Suddenly she saw on the floor an opened letter. She picked it up, and, as she did so, involuntarily observed the writing. Almost mechanically she glanced at the contents. Her heart stood still. The first words scorched her eyes.

   "Eglington—Harry, dearest," it said, "you shall not go to sleep
   to-night without a word from me. This will make you think of me

Frozen, struck as by a mortal blow, Hylda looked at the signature. She knew it—the cleverest, the most beautiful adventuress which the aristocracy and society had produced. She trembled from head to foot, and for a moment it seemed that she must fall. But she steadied herself and walked firmly to Eglington's door. Turning the handle softly, she stepped inside.

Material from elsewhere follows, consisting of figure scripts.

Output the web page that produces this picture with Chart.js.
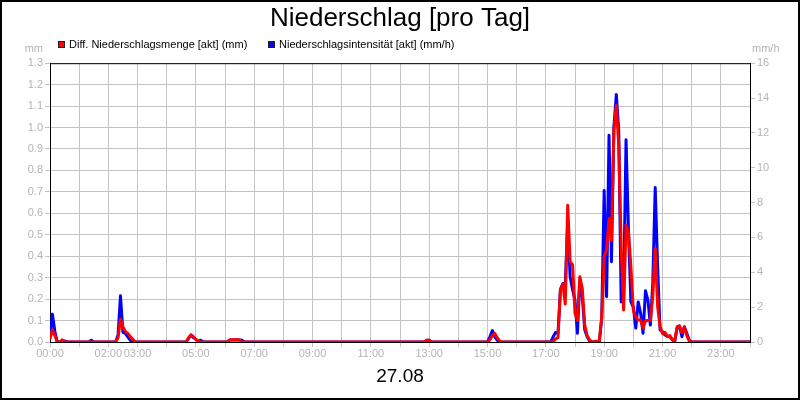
<!DOCTYPE html>
<html lang="de">
<head>
<meta charset="utf-8">
<title>Niederschlag [pro Tag]</title>
<script src="https://cdn.jsdelivr.net/npm/chart.js@4.4.1/dist/chart.umd.min.js"></script>
<style>
    html, body { margin: 0; padding: 0; background: #fff; }
    #wrap { position: relative; width: 800px; height: 400px; font-family: "Liberation Sans", Arial, sans-serif; }
    #rainChart { position: absolute; left: 0; top: 0; }
    .legend-item { position: absolute; top: 38px; font-size: 11px; color: #000; white-space: nowrap; line-height: 13px; }
    .legend-item i { display: inline-block; width: 5px; height: 5px; border: 1px solid #222; margin-right: 4px; vertical-align: 0; }
    .unit { position: absolute; top: 42px; font-size: 11px; color: #b4b4b4; line-height: 13px; }
</style>
</head>
<body>
<div id="wrap">
    <canvas id="rainChart" width="800" height="400"></canvas>
    <div class="legend-item" id="leg0" style="left: 58px;"></div>
    <div class="legend-item" id="leg1" style="left: 268px;"></div>
    <div class="unit" style="right: 757px;">mm</div>
    <div class="unit" style="left: 752px;">mm/h</div>
</div>
<script>
const titleText = 'Niederschlag [pro Tag]';
const dateLabel = '27.08';
const seriesNames = ['Diff. Niederschlagsmenge [akt] (mm)', 'Niederschlagsintensität [akt] (mm/h)'];
const xTickLabels = ['00:00', '02:00', '03:00', '05:00', '07:00', '09:00', '11:00',
    '13:00', '15:00', '17:00', '19:00', '21:00', '23:00'];

// Messzeitpunkte (5-Minuten-Raster, Nullphasen nur mit Rand)
const times = [
    '00:00', '00:05', '00:10', '00:15', '00:20', '00:25', '00:30', '00:35',
    '01:20', '01:25', '01:30',
    '02:15', '02:20', '02:25', '02:30', '02:35', '02:40', '02:45', '02:50', '02:55',
    '04:40', '04:45', '04:50', '04:55', '05:00', '05:05', '05:10', '05:15',
    '06:05', '06:10', '06:15', '06:20', '06:25', '06:30', '06:35', '06:40',
    '12:50', '12:55', '13:00', '13:05',
    '15:00', '15:05', '15:10', '15:15', '15:20', '15:25', '15:30',
    '17:10', '17:15', '17:20', '17:25', '17:30', '17:35', '17:40', '17:45',
    '17:50', '17:55', '18:00', '18:05', '18:10', '18:15', '18:20', '18:25',
    '18:30', '18:35', '18:50', '18:55', '19:00', '19:05', '19:10', '19:15',
    '19:20', '19:25', '19:30', '19:35', '19:40', '19:45', '19:50', '19:55',
    '20:00', '20:05', '20:10', '20:15', '20:20', '20:25', '20:30', '20:35',
    '20:40', '20:45', '20:50', '20:55', '21:00', '21:05', '21:10', '21:15',
    '21:20', '21:25', '21:30', '21:35', '21:40', '21:45', '21:50', '21:55',
    '22:00', '24:00'
];

// Diff. Niederschlagsmenge (mm)
const mengeMm = [
    0.015, 0.056, 0.03, 0, 0, 0.01, 0, 0,
    0, 0, 0,
    0, 0.02, 0.107, 0.07, 0.05, 0.04, 0.025, 0.014, 0,
    0, 0.02, 0.033, 0.025, 0.012, 0.005, 0, 0,
    0, 0.01, 0.01, 0.01, 0.01, 0.01, 0, 0,
    0, 0.008, 0.008, 0,
    0, 0.01, 0.03, 0.04, 0.02, 0.005, 0,
    0, 0, 0.015, 0.02, 0.242, 0.27, 0.177, 0.638,
    0.374, 0.36, 0.134, 0.1, 0.304, 0.25, 0.08, 0.03,
    0.01, 0, 0.005, 0.118, 0.397, 0.43, 0.576, 0.475,
    0.988, 1.104, 0.918, 0.444, 0.149, 0.545, 0.514, 0.351,
    0.149, 0.115, 0.103, 0.103, 0.064, 0.1, 0.1, 0.1,
    0.211, 0.437, 0.165, 0.071, 0.04, 0.045, 0.025, 0.03,
    0.01, 0.005, 0.071, 0.075, 0.043, 0.07, 0.03, 0.005,
    0, 0
];

// Niederschlagsintensität (mm/h)
const intensitaetMmh = [
    0.25, 1.6, 0.6, 0, 0, 0.05, 0.06, 0,
    0, 0.1, 0,
    0, 0.4, 2.65, 0.55, 0.5, 0.3, 0.1, 0, 0,
    0, 0.2, 0.4, 0.25, 0.15, 0.05, 0.1, 0,
    0, 0.12, 0.12, 0.12, 0.12, 0.12, 0.1, 0,
    0, 0.1, 0.1, 0,
    0, 0.3, 0.65, 0.3, 0.1, 0, 0,
    0, 0.3, 0.55, 0.5, 3.02, 3.36, 3.33, 6.8,
    3.75, 3.0, 2.4, 0.5, 3.55, 2.6, 0.7, 0.3,
    0.05, 0, 0, 1.36, 8.7, 2.6, 11.87, 4.6,
    12.35, 14.2, 12.15, 2.3, 2.8, 11.6, 6.4, 2.3,
    2.0, 0.8, 2.3, 1.64, 0.5, 2.94, 2.4, 0.97,
    3.36, 8.87, 4.3, 0.69, 0.6, 0.4, 0.33, 0.3,
    0.15, 0, 0.79, 0.92, 0.3, 0.88, 0.5, 0.1,
    0, 0
];

const seriesColors = ['#ff0000', '#0000ff'];
const axisGray = '#b4b4b4';
const gridGray = '#c4c4c4';
const fontFamily = '"Liberation Sans", Arial, sans-serif';

function toMinutes(t) {
    const [h, m] = t.split(':').map(Number);
    return h * 60 + m;
}

function pad2(n) {
    return String(n).padStart(2, '0');
}

function toPoints(values) {
    return times.map((t, i) => ({ x: toMinutes(t), y: values[i] }));
}

// Legende als HTML
seriesNames.forEach((name, i) => {
    const el = document.getElementById('leg' + i);
    el.innerHTML = `<i style="background:${seriesColors[i]}"></i>${name}`;
});

// Rahmen um das Bild und oben um den Plotbereich
const framePlugin = {
    id: 'frame',
    beforeDatasetsDraw(chart) {
        const { ctx, chartArea } = chart;
        ctx.save();
        ctx.strokeStyle = '#000';
        ctx.lineWidth = 1;
        ctx.beginPath();
        ctx.moveTo(chartArea.left, chartArea.top + 0.5);
        ctx.lineTo(chartArea.right, chartArea.top + 0.5);
        ctx.stroke();
        ctx.restore();
    },
    afterDraw(chart) {
        const ctx = chart.ctx;
        ctx.save();
        ctx.strokeStyle = '#000';
        ctx.lineWidth = 2;
        ctx.strokeRect(1, 1, chart.width - 2, chart.height - 2);
        ctx.restore();
    }
};

const ctx = document.getElementById('rainChart').getContext('2d');

const rainChart = new Chart(ctx, {
    type: 'line',
    data: {
        datasets: [
            {
                label: seriesNames[0],
                data: toPoints(mengeMm),
                borderColor: seriesColors[0],
                backgroundColor: seriesColors[0],
                borderWidth: 3,
                yAxisID: 'y'
            },
            {
                label: seriesNames[1],
                data: toPoints(intensitaetMmh),
                borderColor: seriesColors[1],
                backgroundColor: seriesColors[1],
                borderWidth: 3,
                yAxisID: 'y2'
            }
        ]
    },
    options: {
        responsive: false,
        animation: false,
        devicePixelRatio: 1,
        layout: { padding: 0 },
        elements: {
            point: { radius: 0 },
            line: { tension: 0, borderJoinStyle: 'round' }
        },
        scales: {
            x: {
                type: 'linear',
                min: 0,
                max: 1440,
                afterFit: (scale) => { scale.height = 58; },
                grid: { color: gridGray, tickLength: 5 },
                border: { color: '#000', width: 1 },
                ticks: {
                    stepSize: 60,
                    autoSkip: false,
                    maxRotation: 0,
                    padding: 0,
                    color: axisGray,
                    font: { family: fontFamily, size: 11 },
                    callback: (value) => {
                        const label = pad2(Math.floor(value / 60)) + ':' + pad2(value % 60);
                        return xTickLabels.includes(label) ? label : '';
                    }
                },
                title: {
                    display: true,
                    text: dateLabel,
                    color: '#000',
                    font: { family: fontFamily, size: 19 },
                    padding: { top: 0, bottom: 12 }
                }
            },
            y: {
                position: 'left',
                min: 0,
                max: 1.3,
                afterFit: (scale) => { scale.width = 50; },
                grid: { color: gridGray, tickLength: 5 },
                border: { color: '#000', width: 1 },
                ticks: {
                    stepSize: 0.1,
                    padding: 2,
                    color: axisGray,
                    font: { family: fontFamily, size: 11 },
                    callback: (value) => value.toFixed(1)
                }
            },
            y2: {
                position: 'right',
                min: 0,
                max: 16,
                afterFit: (scale) => { scale.width = 50; },
                grid: { drawOnChartArea: false, color: gridGray, tickLength: 5 },
                border: { color: '#000', width: 1 },
                ticks: {
                    stepSize: 2,
                    padding: 2,
                    color: axisGray,
                    font: { family: fontFamily, size: 11 }
                }
            }
        },
        plugins: {
            legend: { display: false },
            tooltip: { enabled: false },
            title: {
                display: true,
                text: titleText,
                color: '#000',
                font: { family: fontFamily, size: 26, weight: 'normal' },
                padding: { top: 3, bottom: 29 }
            }
        }
    },
    plugins: [framePlugin]
});
</script>
</body>
</html>
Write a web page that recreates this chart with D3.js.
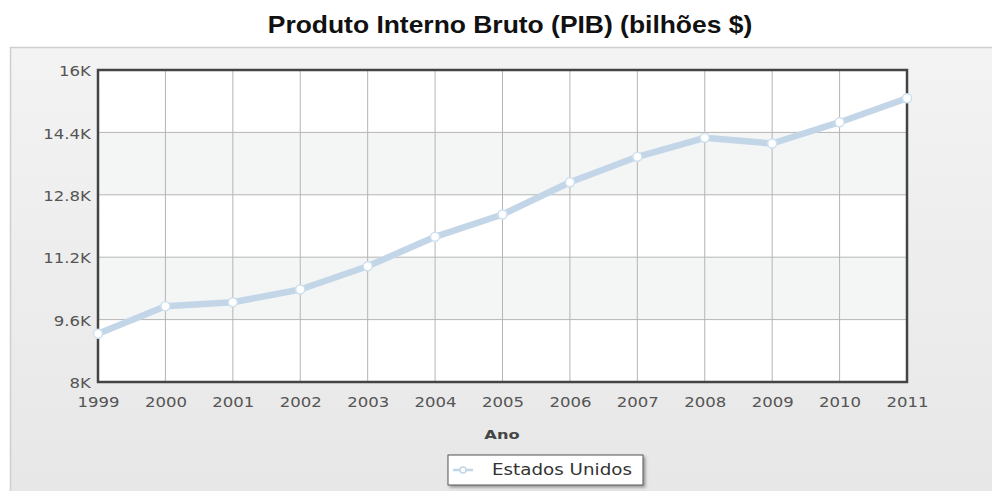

He did not hear her. He was leaning over a box of papers, and they rustled loudly under his hand. He was humming to himself that song she heard an hour ago in Il Trovatore, that song of passion and love and tragedy. It sent a wave of fresh feeling over her. She could not go on—could not face him, and say what she must say. She turned and passed swiftly from the room, leaving the door open, and hurried down the staircase. Eglington heard now, and wheeled round. He saw the open door, listened to the rustle of her skirts, knew that she had been there. He smiled, and said to himself:

"She came to me, as I said she would. I shall master her—the full surrender, and then—life will be easy then."

Hylda hurried down the staircase to her room, saw Kate Heaver waiting, beckoned to her, caught up her opera-cloak, and together they passed down the staircase to the front door. Heaver rang a bell, a footman appeared, and, at a word, called a cab. A minute later they were ready:

"Snowdon House," Hylda said; and they passed into the night.